After Google I/O, my wife and I visited my eldest, Rich, who is a graduate student at Stanford, and he suggested that we sit in on one of his lectures.  It was a treat, and not just because Professor Mehran Sahami throws candy to his students.  The class was on probability theory.  So here I was sitting at the back of a lecture hall, which I have not done for 27 years, being taught about “Modeling Uncertainty and Utility” – so, why was it such a treat?

Candy BarsWell, first of all, Sahami is a great teacher.  He keeps his students involved and awake, and not just from a sugar high.  He tied the subject back to the real world, talking about betting games, and micromorts, an idea core to life insurance.  It was his discussion of the behavioral aspects of utility that grabbed my attention.  Why would one person make a bet (or an investment) where the long-term average outcome (the “certain equivalent”)  makes it a “bad” bet.  Part of the answer lies in the relative amount of the bet vs. the person’s net worth and well being.  Sizing up/down the size of the bet changes the attractiveness of the bet in a way not immediately apparent from the numbers.  A billionaire is more willing than a multi-millionaire to bet $1mm for the fun of it, even if the odds do not make sense.  Psychology and Maslow’s Hierarchy need to be factored in.

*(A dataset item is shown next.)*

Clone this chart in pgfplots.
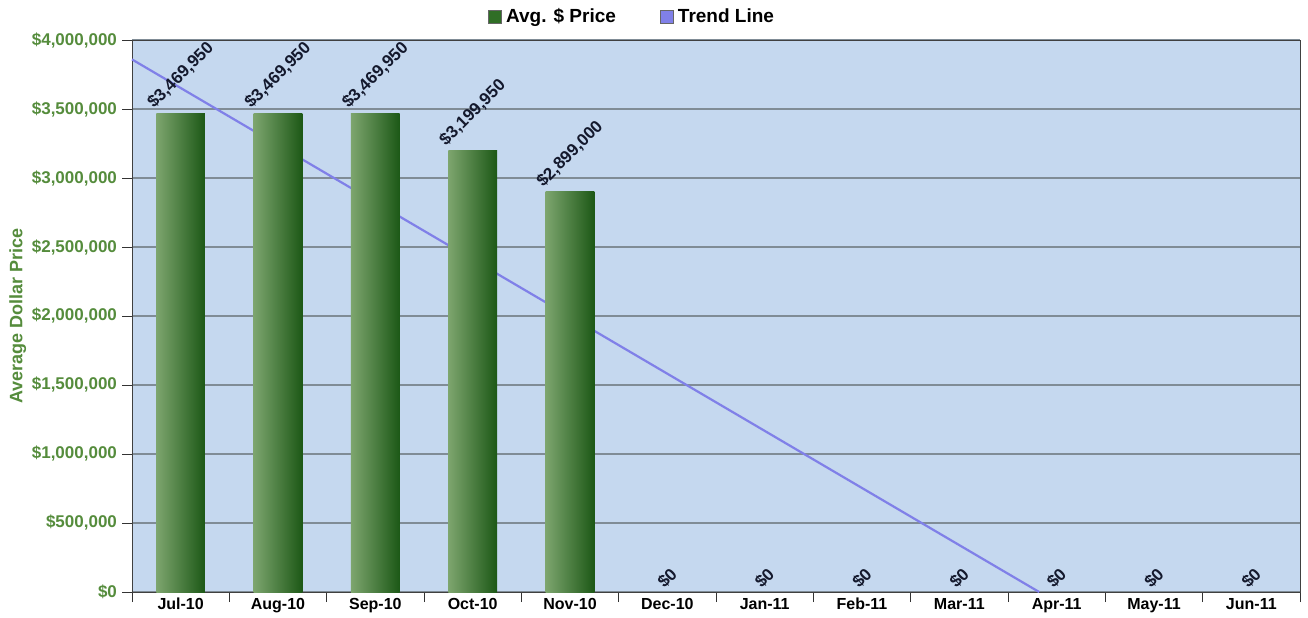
\documentclass[border=0pt]{standalone}
\usepackage{pgfplots}
\pgfplotsset{compat=1.18}
\usepackage{fontspec}
\setmainfont{Liberation Sans}
\definecolor{plotbg}{RGB}{197,216,239}
\definecolor{gridc}{RGB}{128,140,150}
\definecolor{barlight}{RGB}{125,165,110}
\definecolor{barmid}{RGB}{58,132,46}
\definecolor{bardark}{RGB}{28,88,22}
\definecolor{trendc}{RGB}{128,128,232}
\definecolor{tickgreen}{RGB}{85,140,60}
\definecolor{lblnavy}{RGB}{20,25,45}
\definecolor{legendgreen}{RGB}{48,110,38}
\begin{document}
\begin{tikzpicture}
\useasboundingbox (-66pt,-12.5pt) rectangle (588pt,296pt);
\begin{axis}[
    scale only axis,
    width=584pt, height=276pt,
    xmin=-0.5, xmax=11.5,
    ymin=0, ymax=4000000,
    scaled y ticks=false,
    axis background/.style={fill=plotbg},
    axis line style={draw=black!75},
    xtick pos=bottom, ytick pos=left,
    xtick={0,...,11},
    xticklabels={Jul-10,Aug-10,Sep-10,Oct-10,Nov-10,Dec-10,Jan-11,Feb-11,Mar-11,Apr-11,May-11,Jun-11},
    minor xtick={-0.5,0.5,...,11.5},
    major x tick style={draw=none},
    minor x tick style={draw=black!80},
    tick align=outside,
    minor tick length=5pt,
    major tick length=5pt,
    ytick={0,500000,...,4000000},
    yticklabels={\$0,\$500{,}000,\$1{,}000{,}000,\$1{,}500{,}000,\$2{,}000{,}000,\$2{,}500{,}000,\$3{,}000{,}000,\$3{,}500{,}000,\$4{,}000{,}000},
    ytick style={draw=black!80},
    ymajorgrids,
    grid style={draw=gridc, line width=0.6pt},
    xticklabel style={font=\fontsize{8}{9}\selectfont\bfseries, text=black, yshift=5.5pt},
    yticklabel style={font=\fontsize{8.5}{10}\selectfont\bfseries, text=tickgreen, xshift=1pt},
    ylabel={Average Dollar Price},
    ylabel style={font=\fontsize{9}{10}\selectfont\bfseries, text=tickgreen, yshift=-4pt},
    clip=false,
    legend style={at={(0.429,1.011)}, anchor=south, draw=none, fill=none,
        legend columns=2, font=\fontsize{9.5}{11}\selectfont\bfseries,
        /tikz/every even column/.append style={column sep=20pt}},
    nodes near coords={\rotatebox{45}{\pgfplotspointmeta}},
    every node near coord/.append style={font=\fontsize{8.5}{9}\selectfont\bfseries, text=lblnavy, anchor=south, inner sep=1pt},
    pricebar/.style={ybar, bar width=0.5, draw=none,
        left color=barlight, middle color=barmid, right color=bardark,
        point meta=explicit symbolic},
]
% trend line first, so that the bars cover it
\addplot[trendc, line width=1.1pt, nodes near coords=, no markers, forget plot]
coordinates {(-0.5,3859337) (8.82,0)};
\addplot[pricebar,
    legend image code/.code={\node[draw=black!60, fill=legendgreen, minimum size=6.6pt, inner sep=0pt, anchor=west] at (0pt,0pt) {};}]
coordinates {(0,3469950) [\$3,469,950]};
\addlegendentry{Avg. \$ Price}
\addlegendimage{legend image code/.code={\node[draw=black!60, fill=trendc, minimum size=6.6pt, inner sep=0pt, anchor=west] at (0pt,0pt) {};}}
\addlegendentry{Trend Line}
\addplot[pricebar, forget plot] coordinates {(1,3469950) [\$3,469,950]};
\addplot[pricebar, forget plot] coordinates {(2,3469950) [\$3,469,950]};
\addplot[pricebar, forget plot] coordinates {(3,3199950) [\$3,199,950]};
\addplot[pricebar, forget plot] coordinates {(4,2899000) [\$2,899,000]};
\addplot[draw=none, no markers, point meta=explicit symbolic, forget plot]
coordinates {
    (5,0) [\$0] (6,0) [\$0] (7,0) [\$0] (8,0) [\$0]
    (9,0) [\$0] (10,0) [\$0] (11,0) [\$0]
};
\end{axis}
\end{tikzpicture}
\end{document}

The lecture made me think about the outcome of an investment in a private company.  Say that you invested $1mm 10 years ago at $1 per share and the company just had a successful IPO.  You also believe that it is capable of growing 50%  a year for next few years.  For sake of argument assume that there was no dilution and the company went public at $10 per share and traded to $15.  Assuming the market is rational (Okay, bad assumption) the stock could rise 75% a year for the next few years, if multiples do not contract.  You $1mm investment is worth $15mm today, $26mm in one year, $46mm in two year and $80mm in three years.  What is the utility value of profit?  When do you take money off the table?  Situations like this are are the subject of bar discussion by angel investors.

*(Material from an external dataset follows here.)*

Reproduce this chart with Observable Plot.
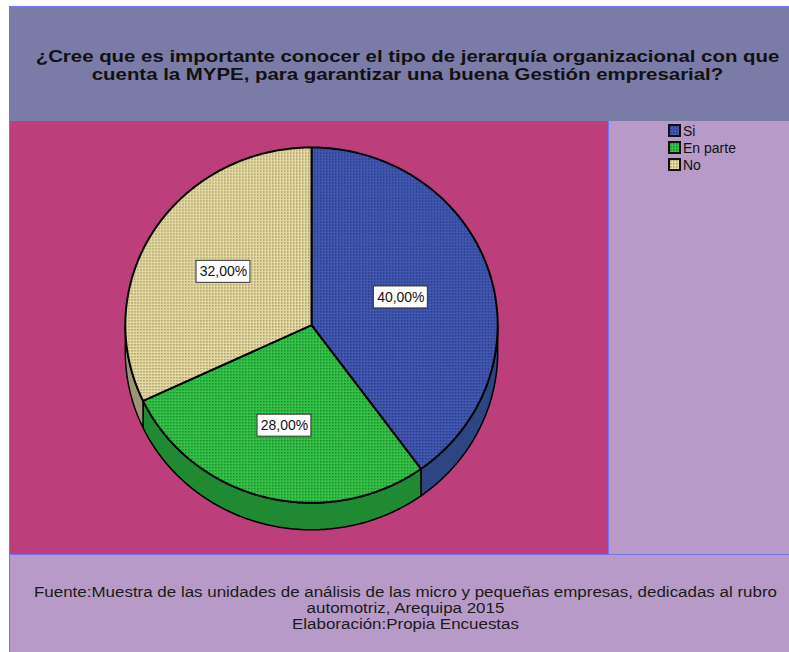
<!DOCTYPE html>
<html>
<head>
<meta charset="utf-8">
<script src="https://cdn.jsdelivr.net/npm/d3@7"></script>
<script src="https://cdn.jsdelivr.net/npm/@observablehq/plot@0.6"></script>
<style>
  html, body { margin: 0; padding: 0; background: #ffffff; }
  body { width: 789px; height: 652px; position: relative; overflow: hidden; font-family: "Liberation Sans", Arial, sans-serif; }
  .panel { position: absolute; box-sizing: border-box; }
  #title { left: 9px; top: 6px; width: 780px; height: 116px; background: #7b7ba8; border-left: 1px solid #7373ff; border-top: 1px solid #7373ff; border-bottom: 1px solid #7373ff; }
  #title div { position: absolute; left: 16px; right: 0; top: 41px; text-align: center; font-weight: bold; font-size: 17px; line-height: 18px; color: #111; white-space: nowrap; transform: scaleX(1.2); transform-origin: 50% 50%; }
  #plotarea { left: 9px; top: 121px; width: 600px; height: 434px; background: #bc3f7b; border-left: 1px solid #7373ff; border-right: 1px solid #7373ff; }
  #legendpanel { left: 609px; top: 121px; width: 180px; height: 434px; background: #b89ac8; }
  #footer { left: 9px; top: 554px; width: 780px; height: 98px; background: #b89ac8; border-left: 1px solid #7373ff; border-top: 1px solid #7373ff; }
  #footer div { position: absolute; left: 12px; right: 0; top: 29px; text-align: center; font-size: 14px; line-height: 16px; color: #1a1a1a; white-space: nowrap; transform: scaleX(1.21); transform-origin: 50% 50%; }
  #legend { position: absolute; left: 59px; top: 1px; font-size: 14px; color: #111; }
  .lrow { height: 17px; display: flex; align-items: center; }
  .sw { width: 13px; height: 13px; background: #111; box-sizing: border-box; border: 2px solid #111; margin-right: 2px; }
  .sw svg { display: block; }
  #chart { position: absolute; left: 1px; top: 1px; }
</style>
</head>
<body>
<div class="panel" id="title"><div>¿Cree que es importante conocer el tipo de jerarquía organizacional con que<br>cuenta la MYPE, para garantizar una buena Gestión empresarial?</div></div>
<div class="panel" id="plotarea"><div id="chart"></div></div>
<div class="panel" id="legendpanel"><div id="legend"></div></div>
<div class="panel" id="footer"><div>Fuente:Muestra de las unidades de análisis de las micro y pequeñas empresas, dedicadas al rubro<br>automotriz, Arequipa 2015<br>Elaboración:Propia Encuestas</div></div>
<script>
// ---- data ----
const categories = ["Si", "En parte", "No"];
const percents = [40, 28, 32];
const topColors = ["#4259b4", "#33c447", "#e6dba2"];
const dotColors = ["#16225a", "#105a1c", "#6f653c"];
const sideColors = ["#2e4584", "#208a33", "#9c9474"];

// ---- geometry ----
const W = 598, H = 432;
const cx = 300.5, cy = 203, rx = 186.5, ry = 178, depth = 27;

const pie = d3.pie().sort(null).value(d => d)(percents);

function arcPts(a0, a1, dy = 0) {
  const n = Math.max(2, Math.ceil((a1 - a0) / 0.01));
  const pts = [];
  for (let i = 0; i <= n; i++) {
    const a = a0 + (a1 - a0) * i / n;
    pts.push([cx + rx * Math.sin(a), cy - ry * Math.cos(a) + dy]);
  }
  return pts;
}

const tops = [], sides = [], labels = [];
pie.forEach((p, i) => {
  const t = [[cx, cy], ...arcPts(p.startAngle, p.endAngle)];
  tops.push(t.map(([x, y]) => ({x, y, id: i})));
  const s0 = Math.max(p.startAngle, Math.PI / 2), s1 = Math.min(p.endAngle, 3 * Math.PI / 2);
  if (s1 > s0) {
    const upper = arcPts(s0, s1);
    const lower = arcPts(s0, s1, depth).reverse();
    sides.push({i, pts: [...upper, ...lower].map(([x, y]) => ({x, y}))});
  }
  const th = p.endAngle - p.startAngle, mid = (p.startAngle + p.endAngle) / 2;
  const d = (2 / 3) * Math.sin(th / 2) / (th / 2);
  const lx = cx + rx * d * Math.sin(mid), ly = cy - ry * d * Math.cos(mid);
  labels.push({x: lx, y: ly, text: percents[i].toFixed(2).replace(".", ",") + "%"});
});

const marks = [];
sides.forEach(s => {
  marks.push(Plot.line(s.pts, {x: "x", y: "y", fill: sideColors[s.i], stroke: "#000", strokeWidth: 1.5, curve: "linear-closed", strokeLinejoin: "round"}));
});
tops.forEach((t, i) => {
  marks.push(Plot.line(t, {x: "x", y: "y", fill: `url(#pat${i})`, stroke: "#000", strokeWidth: 2, curve: "linear-closed", strokeLinejoin: "round"}));
});
marks.push(Plot.rect(labels, {x1: d => d.x - 27, x2: d => d.x + 27, y1: d => d.y - 11, y2: d => d.y + 11, fill: "#fff", stroke: "#333", strokeWidth: 1}));
marks.push(Plot.text(labels, {x: "x", y: "y", text: "text", fontSize: 14, fill: "#111", fontFamily: "Liberation Sans, Arial, sans-serif"}));

const chart = Plot.plot({
  width: W, height: H,
  margin: 0,
  x: {type: "linear", domain: [0, W], range: [0, W], axis: null},
  y: {type: "linear", domain: [0, H], range: [0, H], axis: null},
  style: {background: "transparent", overflow: "visible"},
  marks
});

function patternDefs(prefix) {
  return topColors.map((c, i) => `
    <pattern id="${prefix}${i}" patternUnits="userSpaceOnUse" width="3" height="3">
      <rect width="3" height="3" fill="${c}"/>
      <rect x="0" y="0" width="1.5" height="1.5" fill="${dotColors[i]}" fill-opacity="0.6"/>
    </pattern>`).join("");
}
const defs = document.createElementNS("http://www.w3.org/2000/svg", "defs");
defs.innerHTML = patternDefs("pat");
chart.insertBefore(defs, chart.firstChild);
document.getElementById("chart").appendChild(chart);

const leg = document.getElementById("legend");
categories.forEach((c, i) => {
  const row = document.createElement("div");
  row.className = "lrow";
  row.innerHTML = `<div class="sw"><svg width="9" height="9"><defs>${patternDefs("lp" + i + "_")}</defs><rect width="9" height="9" fill="url(#lp${i}_${i})"/></svg></div><span>${c}</span>`;
  leg.appendChild(row);
});
</script>
</body>
</html>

Sahami’s lecture helped me solve this problem.  It all depends how rich you are.  If you are just getting by, then $15mm today is very valuable to you, you can’t risk losing it (the market being irrational and all that) and so you probably sell a lot of it so that you can have money to live on.  If you are worth $100mm, you probably let it ride, not because you need it, but because of what a great story turning $1mm into $80mm would be.

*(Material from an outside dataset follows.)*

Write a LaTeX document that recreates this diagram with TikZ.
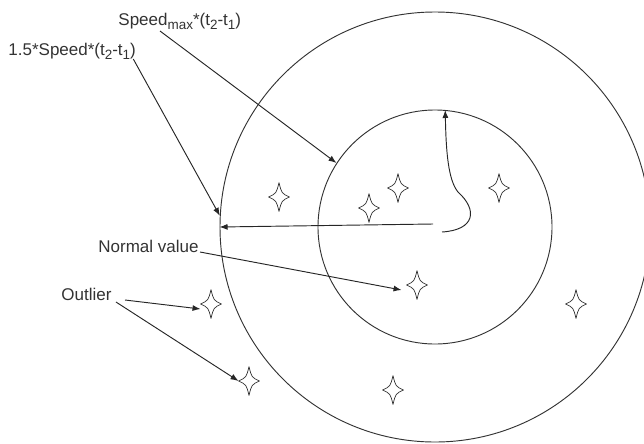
\documentclass[tikz,border=0pt]{standalone}
\usepackage{fontspec}
\setmainfont{Liberation Sans}
\usetikzlibrary{arrows.meta,calc}
\newcommand{\lowidx}[1]{\raisebox{-0.55ex}{\fontsize{11.5}{13}\selectfont #1}}

\begin{document}
\begin{tikzpicture}[
    x=0.03cm, y=-0.03cm,
    line width=0.8pt,
    lbl/.style={anchor=base west, inner sep=0pt, text=black!80, font=\fontsize{14.5}{17}\selectfont},
    ring/.style={circle, draw=black!80, inner sep=0pt},
    spark/.style={inner sep=0pt, minimum width=0.6cm, minimum height=0.84cm},
    arr/.style={-{Latex[length=2.4mm,width=1.8mm]}, draw=black!85}
]
\useasboundingbox (0,0) rectangle (644,443);

% range circles
\coordinate (ctr) at (435,227);
\node[ring, minimum size=12.9cm] (outer) at (ctr) {};
\node[ring, minimum size=7.02cm] (inner) at (ctr) {};

% points
\node[spark] (p1) at (279,197) {};
\node[spark] (p2) at (398,188) {};
\node[spark] (p3) at (369,208) {};
\node[spark] (p4) at (499,188) {};
\node[spark] (p5) at (417,285) {};
\node[spark] (p6) at (576,304) {};
\node[spark] (p7) at (393,390) {};
\node[spark] (p8) at (211,304) {};
\node[spark] (p9) at (249,381) {};
\foreach \s in {p1,p2,p3,p4,p5,p6,p7,p8,p9}
    \draw[black!80, line width=0.6pt, line join=round]
        (\s.north) .. controls ($(\s.center)!0.25!(\s.north east)$) .. (\s.east)
        .. controls ($(\s.center)!0.25!(\s.south east)$) .. (\s.south)
        .. controls ($(\s.center)!0.25!(\s.south west)$) .. (\s.west)
        .. controls ($(\s.center)!0.25!(\s.north west)$) .. (\s.north);

% labels
\node[lbl] (smax) at (118,25) {Speed\lowidx{max}*(t\lowidx{2}-t\lowidx{1})};
\node[lbl] (sfac) at (8,55) {1.5*Speed*(t\lowidx{2}-t\lowidx{1})};
\node[lbl] (normal) at (98,252) {Normal value};
\node[lbl] (outlier) at (61,300) {Outlier};

% arrows
\draw[arr] ($(smax.base west)+(42,6)$) -- (inner.147);
\draw[arr] ($(sfac.base east)+(-3,4)$) -- (outer.177);
\draw[arr] ($(ctr)+(-2,-3)$) -- (outer.west);
\draw[arr] ($(ctr)+(7,5)$) .. controls (475,230) and (478,210) .. (458,192)
    .. controls (448,180) and (446,150) .. (inner.85);
\draw[arr] ($(normal.base east)+(1,0)$) -- ($(p5.west)+(-5,5)$);
\draw[arr] ($(outlier.base east)+(13,0)$) -- ($(p8.west)+(0,5)$);
\draw[arr] ($(outlier.base east)+(4,2)$) -- (p9.west);

\end{tikzpicture}
\end{document}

This perspective helps solve another question I have been pondering as well.  If early stage venture capital and angel investor returns CAGR north of 15% (and there are a number of studies that support this view, but let’s just take it as a given) then why do more people not invest in this space?  Well, part of the answer is that if they did then the returns would not be as strong – which I wholly agree with, but part of the answer is that there is a small group of people to draw from that both have enough money to make such an investment and tie up their money for 3-8 years, but do not have so much money that the investment is too small to be worth their time.  Thus the space is left to a subset of rich angels and the handful of early stage venture capital firms such as ff Asset Management.

I was attentive throughout the class, and gained a lot from it.  We had a great weekend touring Alcatraz and walking amongst the sequoias at Muir Wood National Monument – some of these trees predate Christianity.  Both worthy uses of time, and good places to clear one’s head.  But the 50 minutes I spent listening to Professor Sahami and dodging candy was just as special.  Thanks, Rich.